• **Data records**
▽

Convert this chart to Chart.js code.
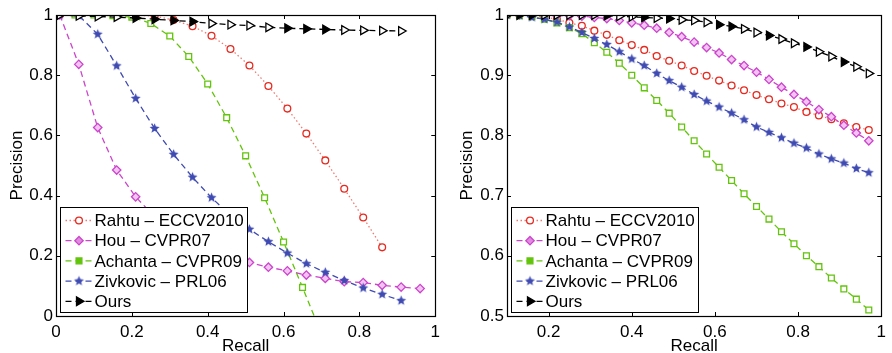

△
▽

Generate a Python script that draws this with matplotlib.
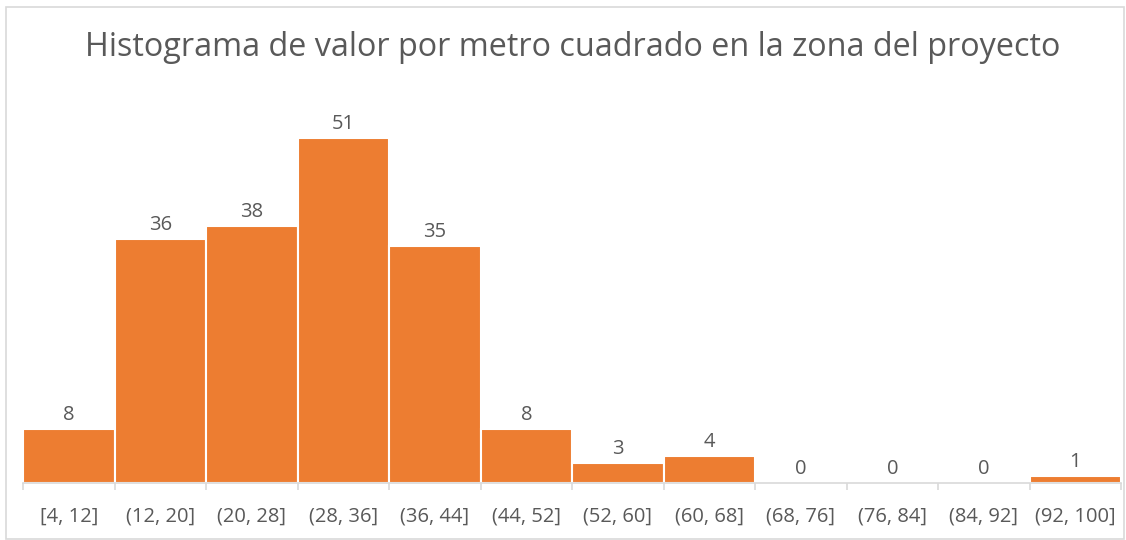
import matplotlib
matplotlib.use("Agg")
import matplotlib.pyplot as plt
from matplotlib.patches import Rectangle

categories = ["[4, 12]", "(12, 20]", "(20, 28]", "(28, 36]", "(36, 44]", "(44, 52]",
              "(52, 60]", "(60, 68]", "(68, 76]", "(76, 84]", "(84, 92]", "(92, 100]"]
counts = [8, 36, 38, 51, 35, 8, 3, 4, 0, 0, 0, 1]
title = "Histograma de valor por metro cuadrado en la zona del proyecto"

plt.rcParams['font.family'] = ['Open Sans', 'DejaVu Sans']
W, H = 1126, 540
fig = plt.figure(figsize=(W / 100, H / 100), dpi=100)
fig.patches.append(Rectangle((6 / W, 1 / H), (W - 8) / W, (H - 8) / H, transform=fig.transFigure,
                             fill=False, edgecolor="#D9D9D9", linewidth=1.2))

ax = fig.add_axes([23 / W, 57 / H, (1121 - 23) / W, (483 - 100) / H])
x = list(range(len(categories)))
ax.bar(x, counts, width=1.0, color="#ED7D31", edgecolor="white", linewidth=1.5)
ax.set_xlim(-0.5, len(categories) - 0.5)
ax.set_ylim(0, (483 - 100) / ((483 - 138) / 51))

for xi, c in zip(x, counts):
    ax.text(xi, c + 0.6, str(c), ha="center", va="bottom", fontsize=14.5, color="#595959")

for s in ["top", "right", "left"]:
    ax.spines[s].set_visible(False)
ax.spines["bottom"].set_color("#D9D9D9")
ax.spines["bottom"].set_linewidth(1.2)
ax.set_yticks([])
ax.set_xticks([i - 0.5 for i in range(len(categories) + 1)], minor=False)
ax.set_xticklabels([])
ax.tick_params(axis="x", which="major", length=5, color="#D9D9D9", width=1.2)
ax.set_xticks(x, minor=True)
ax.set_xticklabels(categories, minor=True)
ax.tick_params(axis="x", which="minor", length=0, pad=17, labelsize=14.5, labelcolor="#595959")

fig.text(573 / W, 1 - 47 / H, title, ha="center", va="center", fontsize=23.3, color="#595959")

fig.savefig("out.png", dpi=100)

△
▽

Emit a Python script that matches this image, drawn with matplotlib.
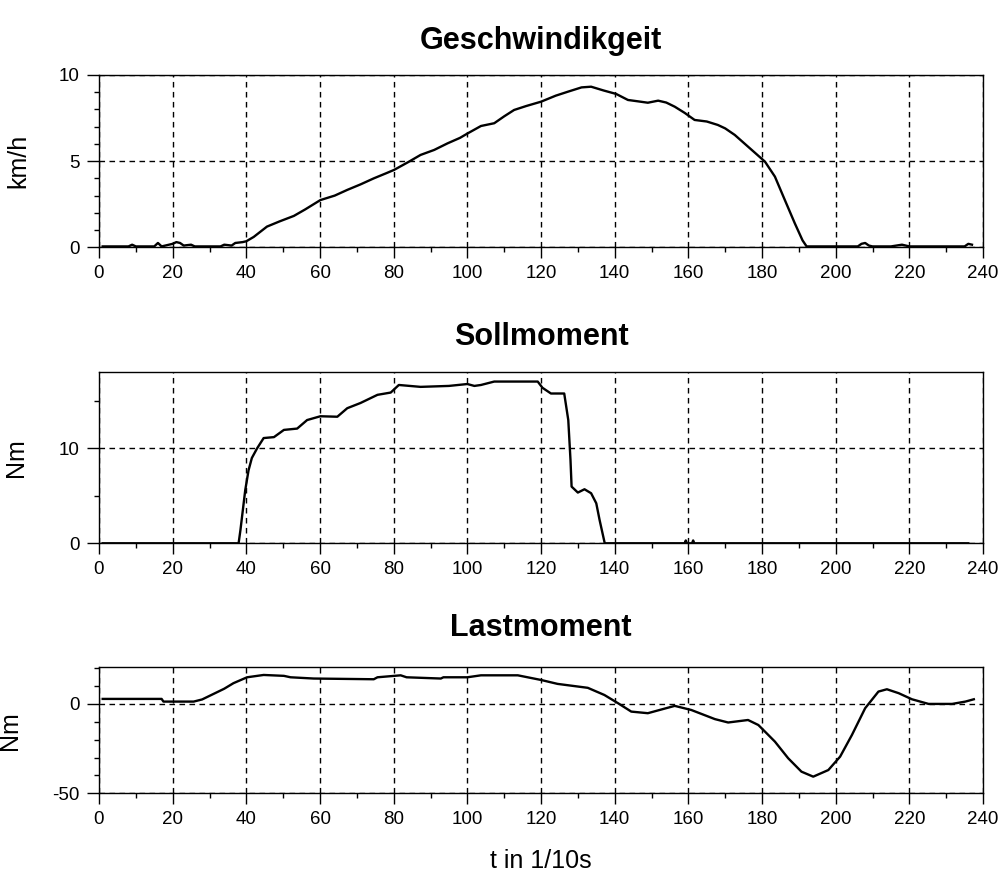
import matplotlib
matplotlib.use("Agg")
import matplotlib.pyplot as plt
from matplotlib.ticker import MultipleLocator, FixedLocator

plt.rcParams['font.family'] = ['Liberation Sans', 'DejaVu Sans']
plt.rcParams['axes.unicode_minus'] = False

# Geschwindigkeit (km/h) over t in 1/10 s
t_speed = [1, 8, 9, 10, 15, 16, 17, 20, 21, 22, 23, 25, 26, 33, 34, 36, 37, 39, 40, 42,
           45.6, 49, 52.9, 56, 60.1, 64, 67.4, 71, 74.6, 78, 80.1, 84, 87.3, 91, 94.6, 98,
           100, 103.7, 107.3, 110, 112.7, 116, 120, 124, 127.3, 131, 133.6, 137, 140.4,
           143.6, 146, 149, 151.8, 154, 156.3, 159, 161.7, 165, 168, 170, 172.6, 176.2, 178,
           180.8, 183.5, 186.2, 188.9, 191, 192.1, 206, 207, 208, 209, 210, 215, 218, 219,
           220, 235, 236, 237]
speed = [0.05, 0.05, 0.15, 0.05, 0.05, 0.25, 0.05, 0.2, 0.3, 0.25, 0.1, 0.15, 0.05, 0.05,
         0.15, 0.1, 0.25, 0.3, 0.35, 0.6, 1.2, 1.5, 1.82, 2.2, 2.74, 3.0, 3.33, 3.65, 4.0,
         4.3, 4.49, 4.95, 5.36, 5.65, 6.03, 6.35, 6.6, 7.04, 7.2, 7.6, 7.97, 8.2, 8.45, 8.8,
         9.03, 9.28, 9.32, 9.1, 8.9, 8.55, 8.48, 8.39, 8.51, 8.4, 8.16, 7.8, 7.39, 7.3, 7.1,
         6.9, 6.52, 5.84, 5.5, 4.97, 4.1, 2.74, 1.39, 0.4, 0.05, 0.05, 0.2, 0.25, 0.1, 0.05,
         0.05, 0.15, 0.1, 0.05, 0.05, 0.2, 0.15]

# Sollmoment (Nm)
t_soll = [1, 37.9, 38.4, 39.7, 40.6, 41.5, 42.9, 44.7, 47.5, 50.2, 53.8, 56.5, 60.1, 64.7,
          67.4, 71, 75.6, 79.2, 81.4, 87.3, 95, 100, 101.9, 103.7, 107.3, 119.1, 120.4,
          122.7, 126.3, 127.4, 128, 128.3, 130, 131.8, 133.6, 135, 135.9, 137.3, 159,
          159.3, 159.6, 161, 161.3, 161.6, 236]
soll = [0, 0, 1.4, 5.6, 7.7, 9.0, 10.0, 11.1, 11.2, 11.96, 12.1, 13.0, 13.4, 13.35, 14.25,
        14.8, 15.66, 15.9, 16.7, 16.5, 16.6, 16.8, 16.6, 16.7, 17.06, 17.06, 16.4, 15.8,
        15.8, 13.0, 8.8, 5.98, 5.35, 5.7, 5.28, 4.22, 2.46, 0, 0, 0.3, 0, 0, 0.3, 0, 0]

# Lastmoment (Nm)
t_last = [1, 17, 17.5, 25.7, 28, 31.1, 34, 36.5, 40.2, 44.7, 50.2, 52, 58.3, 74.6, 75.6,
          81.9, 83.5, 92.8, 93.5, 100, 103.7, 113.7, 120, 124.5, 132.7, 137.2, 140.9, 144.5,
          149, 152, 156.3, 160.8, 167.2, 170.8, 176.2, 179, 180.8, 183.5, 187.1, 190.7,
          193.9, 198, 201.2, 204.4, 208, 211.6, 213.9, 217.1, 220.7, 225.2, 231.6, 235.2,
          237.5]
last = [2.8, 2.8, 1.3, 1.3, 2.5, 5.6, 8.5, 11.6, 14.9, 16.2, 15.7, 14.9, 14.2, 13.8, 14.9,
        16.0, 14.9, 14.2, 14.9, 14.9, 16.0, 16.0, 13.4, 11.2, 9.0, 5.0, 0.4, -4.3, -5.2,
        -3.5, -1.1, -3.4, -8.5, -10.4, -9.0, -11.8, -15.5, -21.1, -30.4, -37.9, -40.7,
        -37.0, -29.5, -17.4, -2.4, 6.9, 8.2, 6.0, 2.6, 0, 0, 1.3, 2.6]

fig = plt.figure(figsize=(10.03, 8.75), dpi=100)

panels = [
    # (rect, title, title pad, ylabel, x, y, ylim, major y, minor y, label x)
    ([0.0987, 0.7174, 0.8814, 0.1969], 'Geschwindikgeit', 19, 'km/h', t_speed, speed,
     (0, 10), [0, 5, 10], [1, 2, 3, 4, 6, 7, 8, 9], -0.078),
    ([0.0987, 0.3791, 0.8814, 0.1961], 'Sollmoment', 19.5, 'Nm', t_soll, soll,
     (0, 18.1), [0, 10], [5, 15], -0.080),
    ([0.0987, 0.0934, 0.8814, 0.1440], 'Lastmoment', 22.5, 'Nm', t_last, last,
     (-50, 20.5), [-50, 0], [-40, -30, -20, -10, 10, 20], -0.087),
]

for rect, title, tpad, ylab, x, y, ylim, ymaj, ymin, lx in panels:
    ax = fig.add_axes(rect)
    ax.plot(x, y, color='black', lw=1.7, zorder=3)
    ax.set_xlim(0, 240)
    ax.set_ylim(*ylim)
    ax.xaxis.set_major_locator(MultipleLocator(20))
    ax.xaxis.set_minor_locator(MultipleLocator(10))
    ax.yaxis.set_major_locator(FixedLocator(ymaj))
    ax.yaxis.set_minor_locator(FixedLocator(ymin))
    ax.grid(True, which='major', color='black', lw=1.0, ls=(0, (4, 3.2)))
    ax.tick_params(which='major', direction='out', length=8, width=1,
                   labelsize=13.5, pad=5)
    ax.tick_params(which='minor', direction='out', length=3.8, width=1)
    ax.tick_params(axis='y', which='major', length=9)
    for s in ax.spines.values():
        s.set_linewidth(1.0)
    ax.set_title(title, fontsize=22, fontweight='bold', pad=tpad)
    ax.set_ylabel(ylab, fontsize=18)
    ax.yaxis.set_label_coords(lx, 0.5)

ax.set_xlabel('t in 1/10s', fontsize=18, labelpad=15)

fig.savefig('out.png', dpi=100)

△

• **Required work**
Leaving out the pictures, extract the stretch from the line holding "Generate a Python" through the line holding "from matplotlib.patches import Rectangle", word for word.

• **Right answer**
Generate a Python script that draws this with matplotlib.
import matplotlib
matplotlib.use("Agg")
import matplotlib.pyplot as plt
from matplotlib.patches import Rectangle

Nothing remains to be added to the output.